Some just learn how to mask it better.

I saw this my whole life. My father had his own way of bullying my mother. It wasn’t always yelling or big outbursts. Sometimes it was silence. Other times, it was little digs that chipped away at her. Control doesn’t always show up as shouting—it sneaks in through the cracks, slowly draining a person’s spirit.

Even in my own childhood, I felt it. I’ll never forget being 11 years old and dealing with kids who singled me out. You don’t fully understand it at that age, but you feel it. The exclusion. The whispers. The way they look right through you like you’re invisible.

And as you get older, you realize: some of those kids just grow up into adults who bully in new ways.

The Polished Adult Version of Bullying

At work, bullies aren’t throwing punches. They’re dropping subtle comments as they pass your desk. They’re smiling while they undercut you in meetings. They know exactly how to stay just inside the lines of what’s “acceptable.”

In relationships, it’s often even harder to spot at first. Some of them start off saying everything you want to hear. They’ll make you feel seen, chosen—like you finally found someone who gets you. Until the shift happens.

Suddenly you’re being criticized for how you talk, how you dress, how you express yourself. The jokes start cutting a little deeper. You feel like you’re constantly apologizing—even when you haven’t done anything wrong. You find yourself walking on eggshells just to avoid setting them off.

And they’ll tell you things like:

  • “You’re overreacting.”

  • “You’re too sensitive.”

  • “You’re lucky anyone puts up with you.”

That’s not love.
That’s control.
It leaves no bruises, but trust me—it leaves scars.

You Can’t Change What Someone Refuses to See

One of the hardest lessons I’ve learned—both personally and from watching others—is that you can’t force someone to see themselves if they’re not ready.

You can talk, explain, rationalize. You can give them chance after chance. But if they don’t want to change, they won’t.

And loving them harder won’t save them.
It’ll only drain you.

That doesn’t make you weak. It makes you human. We want to believe people will rise to meet us. But sometimes, they’ll pull you down until you forget who you are.

Where It Starts

A lot of this stuff starts early. Some people grew up around chaos—where love came with yelling, control, or emotional games. Others grew up being spoiled or enabled, learning that they could do no wrong. Either way, those patterns get carried into adulthood.
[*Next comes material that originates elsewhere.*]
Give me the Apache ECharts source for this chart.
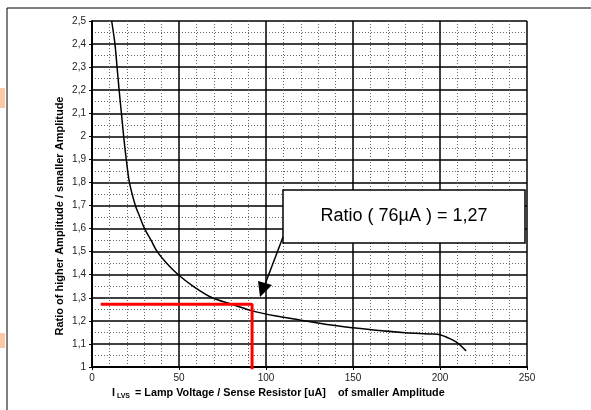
<!DOCTYPE html>
<html><head><meta charset="utf-8">
<script src="https://cdn.jsdelivr.net/npm/echarts@6/dist/echarts.min.js"></script>
<style>html,body{margin:0;padding:0;background:#fff}#c{width:591px;height:410px}</style>
</head><body><div id="c"></div>
<script>
const curveX = [11.3,13.2,14.4,15.6,16.9,18.2,19.7,21.5,24.9,27.0,30.2,33.9,37.5,42.9,49.6,58.2,69.1,80.3,93.7,105,120,135,150,165,180,195,200,205,210,215];
const curveY = [2.5,2.4,2.3,2.2,2.1,2.0,1.9,1.8,1.7,1.66,1.6,1.55,1.5,1.45,1.4,1.35,1.3,1.272,1.24,1.222,1.203,1.184,1.17,1.158,1.149,1.143,1.14,1.125,1.105,1.07];
const markerX = [5, 92, 92];
const markerY = [1.272, 1.272, 0.99];
const xTicks = [0,50,100,150,200,250];
const annotationText = 'Ratio ( 76µA ) = 1,27';
const yName = 'Ratio of higher Amplitude / smaller Amplitude';

const chart = echarts.init(document.getElementById('c'), null, {renderer:'canvas'});
const font = 'Liberation Sans, Arial, sans-serif';
chart.setOption({
  animation:false,
  grid:{left:92,right:64,top:21,bottom:43,show:false},
  xAxis:{type:'value',min:0,max:250,interval:50,
    axisLine:{show:true,onZero:false,lineStyle:{color:'#000',width:2}},
    axisTick:{show:true,length:3,lineStyle:{color:'#000'}},
    axisLabel:{color:'#222',fontSize:10,fontFamily:font,margin:6,
      formatter:v=>xTicks.includes(v)?String(v):''},
    splitLine:{show:true,lineStyle:{color:'#000',width:1.5}},
    minorTick:{show:false,splitNumber:5},
    minorSplitLine:{show:true,lineStyle:{color:'#666',width:1,type:[1,2]}}
  },
  yAxis:{type:'value',min:1,max:2.5,interval:0.1,
    axisLine:{show:true,lineStyle:{color:'#000',width:2}},
    axisTick:{show:true,length:3,lineStyle:{color:'#000'}},
    axisLabel:{color:'#222',fontSize:10,fontFamily:font,margin:6,
      formatter:v=>(Math.round(v*10)/10).toString().replace('.',',')},
    splitLine:{show:true,lineStyle:{color:'#000',width:1.5}},
    minorTick:{show:false,splitNumber:2},
    minorSplitLine:{show:true,lineStyle:{color:'#666',width:1,type:[1,2]}}
  },
  series:[
    {type:'line',data:curveX.map((x,i)=>[x,curveY[i]]),smooth:0.3,showSymbol:false,
     lineStyle:{color:'#000',width:1.5},clip:true},
    {type:'line',data:markerX.map((x,i)=>[x,markerY[i]]),showSymbol:false,clip:false,
     lineStyle:{color:'#ff0000',width:3},z:5}
  ],
  graphic:[
    {type:'line',shape:{x1:7,y1:8,x2:591,y2:8},style:{stroke:'#000',lineWidth:1}},
    {type:'line',shape:{x1:7,y1:8,x2:7,y2:410},style:{stroke:'#000',lineWidth:1}},
    {type:'rect',shape:{x:0,y:88,width:5,height:20},style:{fill:'#fbc9a6'}},
    {type:'rect',shape:{x:0,y:333,width:5,height:15},style:{fill:'#fbc9a6'}},
    {type:'rect',shape:{x:283,y:190,width:242,height:53},style:{fill:'#fff',stroke:'#000',lineWidth:1.5},z:10},
    {type:'text',x:404,y:216,z:11,style:{text:annotationText,font:'18px '+font,fill:'#000',align:'center',verticalAlign:'middle'}},
    {type:'line',shape:{x1:283,y1:237,x2:264,y2:287},style:{stroke:'#000',lineWidth:1.5},z:10},
    {type:'polygon',shape:{points:[[260,297],[258,281],[272,285]]},style:{fill:'#000'},z:10},
    {type:'text',x:60,y:216,rotation:Math.PI/2,z:10,
     style:{text:yName,font:'bold 11px '+font,fill:'#000',align:'center',verticalAlign:'middle'}},
    {type:'text',x:112,y:393,z:10,
     style:{text:'{a|I}{s| LVS}{a| = Lamp Voltage / Sense Resistor [uA]    of smaller Amplitude}',
       verticalAlign:'middle',align:'left',
       rich:{a:{font:'bold 10.8px '+font,fill:'#000'},s:{font:'bold 7px '+font,fill:'#000',padding:[6,2,0,0]}}}}
  ]
});
</script></body></html>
And then there’s people like us—the ones who learn how to keep the peace, to over-explain, to absorb the moods of everyone else just to avoid conflict.

But here’s what I’ve come to realize:
Just because you can tolerate dysfunction doesn’t mean you should.

It Shows Up Everywhere

Once you start noticing these patterns, you see them everywhere:

  • The coworker who cuts you off in meetings feels a lot like the partner who dismisses your feelings mid-sentence.

  • The friend who gives you backhanded compliments reminds you of the person who always made you feel like you were never quite enough.

It’s all rooted in power.
Control doesn’t stay in one lane—it spills out into every area of their life.

You Can’t Control Them — But You Can Control You

You’re not here to manage anyone else’s character.

You can’t force someone to be kind.

You can’t make someone self-reflect.

But you can decide what you tolerate.
You can protect your peace—even if that means walking away.

That’s not weakness. That’s self-respect.

Not Everyone Changes — But You Can

Some people never evolve.
They stay who they were at 14—just with a grown-up wardrobe and a LinkedIn account.

But you?
You get to grow past it.

You get to unhook yourself from their energy.

You get to rebuild your confidence, so their tactics no longer shake you.

That’s real growth.
That’s freedom.
That’s the kind of strength they’ll never understand.


Not every bully throws punches. Some smile while they stab. But you are not here to shrink for anyone. You’re here to grow, heal, and break cycles. And that—more than anything—is your real glow-up.